Earlier this week, The Hill reported on a “free-market group” that “has scored a hit with an ominous, gloomy video warning that environmental regulations and restrictions on fossil fuels are putting America on a path to ruin.” According to this video, entitled “If I wanted America to fail”:
“If I wanted America to fail…to suffer not prosper…I’d start with energy, I’d cut off America’s supply of cheap, abundant energy…make Americans feel guilty about using the energy that heats their homes, fuels their cars…I’d make cheap energy expensive so that expensive energy would seem cheap…I’d imply that America’s cities and factories could run on wind power and wishes…I’d demonize prosperity…I would ridicule as flat earthers those who urge them to lower energy costs by increasing supply…I would transform the environmental agenda from a document of conservation to an economic suicide pact…I would prey on the goodness and the decency of ordinary Americans…”

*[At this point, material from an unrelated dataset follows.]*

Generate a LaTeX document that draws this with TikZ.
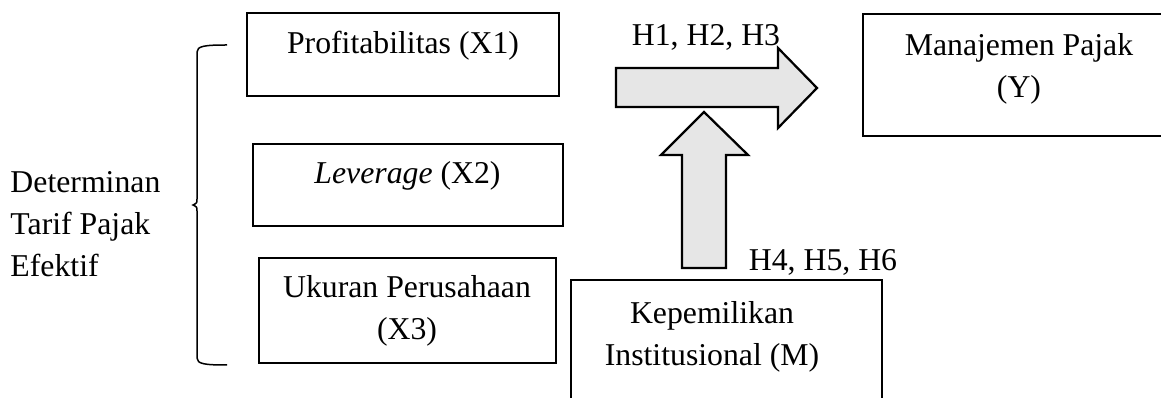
\documentclass[tikz,border=0pt]{standalone}
\usepackage{fontspec}
\setmainfont{Liberation Serif}
\usetikzlibrary{positioning}
\definecolor{arrowgray}{HTML}{E6E6E6}
\begin{document}
\begin{tikzpicture}[x=0.4pt,y=-0.4pt,font=\fontsize{12.7pt}{16.8pt}\selectfont,
	box/.style={rectangle, draw, line width=0.7pt, inner sep=0pt},
	caption/.style={inner sep=0pt, align=center},
	blockarrow/.style={draw, fill=arrowgray, line width=0.9pt, line join=miter}]
	\clip (0,0) rectangle (1161,398);

	\node (prof) [box,minimum width=124.8pt,minimum height=33.2pt] at (403,54.5) {};
	\node (lev) [box,minimum width=124pt,minimum height=32.8pt] at (408,185) {};
	\node (size) [box,minimum width=118.8pt,minimum height=42pt] at (407.5,310.5) {};
	\node (inst) [box,minimum width=124.4pt,minimum height=56pt] at (726.5,350) {};
	\node (tax) [box,minimum width=124.8pt,minimum height=48.8pt] at (1019,75) {};

	\node (proftext) [caption] at (403,45.5) {Profitabilitas (X1)};
	\node (levtext) [caption] at (407.5,175.5) {\textit{Leverage} (X2)};
	\node (sizetext) [caption] at (407,310.5) {Ukuran Perusahaan\\(X3)};
	\node (insttext) [caption] at (712,336.5) {Kepemilikan\\Institusional (M)};
	\node (taxtext) [caption] at (1019,68.5) {Manajemen Pajak\\(Y)};
	\node (det) [caption,align=left,anchor=west] at (10,224.5) {Determinan\\Tarif Pajak\\Efektif};

	% block arrows
	\draw[blockarrow] (616,68) -- (778,68) -- (778,48) -- (817,88) -- (778,128) -- (778,107) -- (616,107) -- cycle;
	\draw[blockarrow] (682,268) -- (682,155) -- (661,155) -- (704,112) -- (748,155) -- (726,155) -- (726,268) -- cycle;
	\node (h123) [caption] at (706,37.5) {H1, H2, H3};
	\node (h456) [caption] at (823,262.5) {H4, H5, H6};

	% brace
	\draw[line width=0.6pt] (227,45) .. controls (205,45) and (197,46) .. (197,52) -- (197,199)
		.. controls (197,203) .. (193,205) .. controls (197,207) .. (197,211) -- (197,358)
		.. controls (197,364) and (205,365) .. (227,365);
\end{tikzpicture}
\end{document}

Of course, the claims in this video have zero basis in fact or reality whatsoever. Still, it’s gotten nearly 1.5 million views on YouTube in a week, and has been favorably written about by numerous conservative blogs and other media outlets, so it’s clearly been successful. In large part, this is because the video skillfully, albeit misleadingly, taps into and stirs up irrational fears about the ongoing, accelerating transition from 19th and 20th century fossil fuels to 21st century clean energy, and about what will actually be positive changes to America’s way of life in terms of economics, national security, and environmental/human health.
As we’ve written about numerous times, the rise of clean energy poses a serious threat to entrenched interests in the fossil fuel industry and their allies in Congress. In response, they’re fighting back “full contact,” including videos like this one.
Looking at the people behind this video, we find that they include folks like Howard S. Rich, who “has steered millions of dollars toward the libertarian cause,” who “serves as chairman of Americans for Limited Government, a national coalition that works with local groups to ‘protect property rights, stop out-of-control government spending, and hold judges accountable to the rule of law;’” who has worked with people “powerful billionaire Charles Koch, to promote their small-government, free-market causes;” and who “sits on the board of directors of the Cato Institute, an influential libertarian think tank founded and funded by Koch and based out of Washington, D.C.”
What these people are tapping into is primal fears of change, and attempting to use those fears to rev up opposition to clean energy. A recent article by J. Patrick Coolican in the Las Vegas Sun explained how people like Howard S. Rich have worked to turn renewable energy, which had previously been utterly non-controversial (and still maintains broad support among many conservatives), into “fodder for the culture war.” In fact, according to Coolican, “the conservative movement has made opposition to clean energy — opposition sometimes backed by fossil fuel dollars — a new mission… another front in the culture war, as much emotional as empirical…[l]ike gay marriage and National Public Radio and California and President Barack Obama.”
In pushing this new “culture war,” we’ve seen a relentless drumbeat of anti-clean-energy messaging from Fox News, the Washington Examiner, and many other right-wing media outlets. This messaging includes including wildly overblown coverage of the Solyndra non-“scandal.” For instance, as an analysis by Media Matters found:
Fox News stands out for its incessant coverage of the Solyndra saga, which amounts to more than 8 hours of airtime — almost three times that of CNN, MSNBC, ABC, NBC and CBS combined. Fox has devoted 140 times more airtime to Solyndra than it spent on the MMS scandal, and around 29 times more than it spent on the wartime contracting commission’s report.
With that kind of drumbeat, it’s no wonder why there are indications of declining support for renewables among conservatives. It makes even less sense when you look at the continued accumulation of evidence that it’s clean energy, not dirty energy, that represents the jobs potential and economic engine of a thriving, 21st century American economy.